Just step inside Carnegie Library to hear the South Side Polka, listen to historic radio programs, and spot historic artwork. With help from a smart device and a CMU student-developed app, visits to the main branch of the Carnegie Library just got multidimensional.
It’s called an augmented reality tour, and now through Aug. 2, visitors to the Oakland library have a chance to explore the historic building in a whole new way — and with a handheld guide at their disposal.
Here’s how it works:
You download an app on your smartphone or tablet using the iTunes App Store or Google Play. (If you don’t have a smart device, the library does, and you can borrow one.) Then the game — and sensory experience — begins.
With the app, your device becomes a portal of sorts, guiding you to art installations meant to transport you into the Pittsburgh of the past. There’s a hand movement-activated instrument that combines the “South Side Polka” with sounds from Hofbrauhaus’s beer hall. There’s a sound corridor along the library’s stacks that takes you through a series of compositions inspired by the “Shadyside Mazurka,” an 1873 Polish dance song. There’s also a phone booth installation that allows visitors to listen to historic radio programs simply by dialing up a year.
*Old-timey radio voice* But that’s not all.
The app also asks users to find certain works of art — this is a scavenger hunt, after all — among the library’s second-floor collection. When the right fresco, sign, painting, or object is located, a dancing animation pops up on the device.
The project is just the latest example of efforts to make libraries like Carnegie feel less antiquated, more contemporary and to make visits more of an experience.
“Some patrons primarily visit our first floor to pick up books,” said Tara Goe, one of the Carnegie Library’s music, film and audio librarians. “We hope this art walk will bring attention to our rich music collection and entice people to explore areas where they might be less familiar.”
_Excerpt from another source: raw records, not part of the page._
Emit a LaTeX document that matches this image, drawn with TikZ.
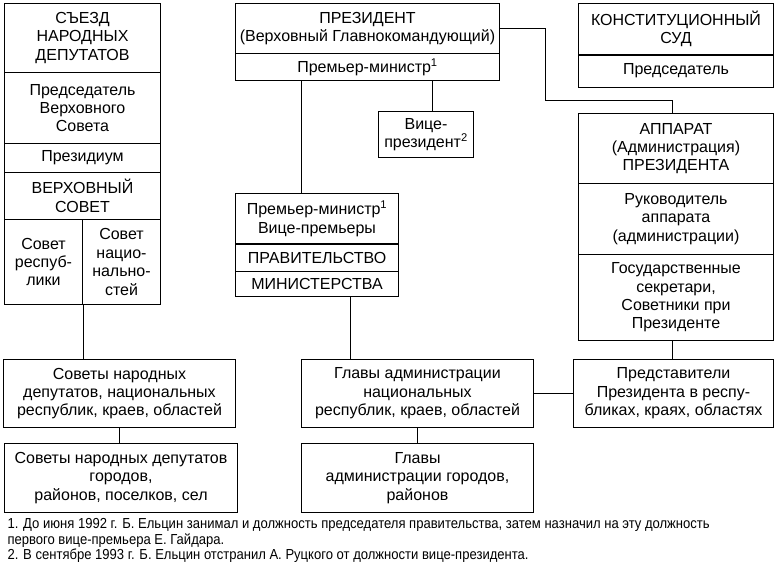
\documentclass[tikz,border=0pt]{standalone}
\usepackage{fontspec}
\setmainfont{Liberation Sans}
\newfontfamily\narrowfont[FakeStretch=0.9]{Liberation Sans}
\usetikzlibrary{positioning}

\tikzset{
  cell/.style 2 args={draw, rectangle, anchor=north west, inner sep=0pt,
    align=center, minimum width=#1, minimum height=#2},
  divider/.style={line width=2pt},
}

\begin{document}
\begin{tikzpicture}[x=1pt,y=-1pt,line width=1pt,font=\fontsize{16}{18.4}\selectfont]
  \useasboundingbox[fill=white] (0,0) rectangle (778,568);
  % left column
  \node[cell={156}{69}] (sezd) at (4,3) {СЪЕЗД\\НАРОДНЫХ\\ДЕПУТАТОВ};
  \node[cell={156}{71}] (pvs) at (4,72) {Председатель\\Верховного\\Совета};
  \node[cell={156}{29}] (prezid) at (4,143) {Президиум};
  \node[cell={156}{47}] (vs) at (4,172) {ВЕРХОВНЫЙ\\СОВЕТ};
  \node[cell={78}{85}] (srep) at (4,219) {Совет\\респуб-\\лики};
  \node[cell={78}{85}] (snat) at (82,219) {Совет\\нацио-\\нально-\\стей};
  % president
  \node[cell={264}{50}] (pres) at (235,3) {ПРЕЗИДЕНТ\\(Верховный Главнокомандующий)};
  \node[cell={264}{27}] (pm) at (235,53) {Премьер-министр\textsuperscript{1}};
  \node[cell={95}{46}] (vice) at (378,111) {Вице-\\президент\textsuperscript{2}};
  % court
  \node[cell={195}{51}] (ks) at (578,3) {КОНСТИТУЦИОННЫЙ\\СУД};
  \node[cell={195}{33}] (kspred) at (578,54) {Председатель};
  \draw[divider] (ks.south west) -- (ks.south east);
  % apparatus
  \node[cell={195}{70}] (app) at (578,113) {АППАРАТ\\(Администрация)\\ПРЕЗИДЕНТА};
  \node[cell={195}{71}] (apprk) at (578,183) {Руководитель\\аппарата\\(администрации)};
  \node[cell={195}{86}] (appgs) at (578,254) {Государственные\\секретари,\\Советники при\\Президенте};
  % government
  \node[cell={163}{50}] (gov) at (235,193) {Премьер-министр\textsuperscript{1}\\Вице-премьеры};
  \node[cell={163}{28}] (govp) at (235,243) {ПРАВИТЕЛЬСТВО};
  \node[cell={163}{25}] (govm) at (235,271) {МИНИСТЕРСТВА};
  \draw[divider] (gov.south west) -- (gov.south east);
  % lower levels
  \node[cell={232}{68}] (sov1) at (3,359) {Советы народных\\депутатов, национальных\\республик, краев, областей};
  \node[cell={233}{69}] (sov2) at (4,443) {Советы народных депутатов\\городов,\\районов, поселков, сел};
  \node[cell={232}{68}] (gl1) at (301,359) {Главы администрации\\национальных\\республик, краев, областей};
  \node[cell={232}{69}] (gl2) at (301,443) {Главы\\администрации городов,\\районов};
  \node[cell={200}{68}] (pred) at (573,359) {Представители\\Президента в респу-\\бликах, краях, областях};
  % connectors
  \coordinate (xa) at (301,0);
  \coordinate (xb) at (432,0);
  \coordinate (xc) at (350,0);
  \coordinate (xd) at (672,0);
  \coordinate (bend) at (545,100);
  \draw (srep.south east) -- (srep.south east |- sov1.north);
  \draw (sov1.south) -- (sov1.south |- sov2.north);
  \draw (pm.south -| xa) -- (gov.north -| xa);
  \draw (pm.south -| xb) -- (vice.north -| xb);
  \draw (pres.east) -| (bend) -| (app.north -| xd);
  \draw (appgs.south -| xd) -- (pred.north -| xd);
  \draw (govm.south -| xc) -- (gl1.north -| xc);
  \draw (gl1.south) -- (gl2.north);
  \draw (gl1) -- (pred);
  % notes
  \node[anchor=north west, align=left, inner sep=0pt,
    font=\narrowfont\fontsize{14.5}{15.5}\selectfont] (notes) at (7,518)
    {1. До июня 1992 г. Б. Ельцин занимал и должность председателя правительства, затем назначил на эту должность\\
     первого вице-премьера Е. Гайдара.\\
     2. В сентябре 1993 г. Б. Ельцин отстранил А. Руцкого от должности вице-президента.};
\end{tikzpicture}
\end{document}
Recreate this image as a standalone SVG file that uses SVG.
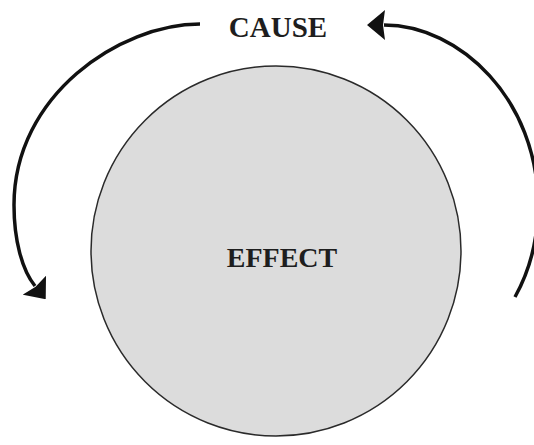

This includes the library’s stable of loanable electronic instruments and its collection of historic sheet music.
“Our initial intent with this collaboration was to tie Pittsburgh’s musical past (our historic sheet music collection) to its present (our musical instrument lending library),” Goe told The Incline by email. “We approached the initiative as a fun and meaningful way to collaborate with our community — since CLP -Main is in Oakland, our community just happens to include a lot of incredibly thoughtful and curious university students.”
And the app driving all of this discovery was developed by students — 16 from a CMU real-time animation class and 16 from a CMU experimental sound synthesis class. The students researched the library’s collections and “activated those collections through a mixed-reality tour driven by an augmented-reality app,” CMU said in a press release.
The result is what Johannes DeYoung, an assistant professor with CMU’s School of Art, calls a “mixed reality art-walk experience.”
And while the students involved hope the project will inspire people to make their own art installations, the library hopes people will also be inspired to see the library and the library experience in a new, more multidimensional way.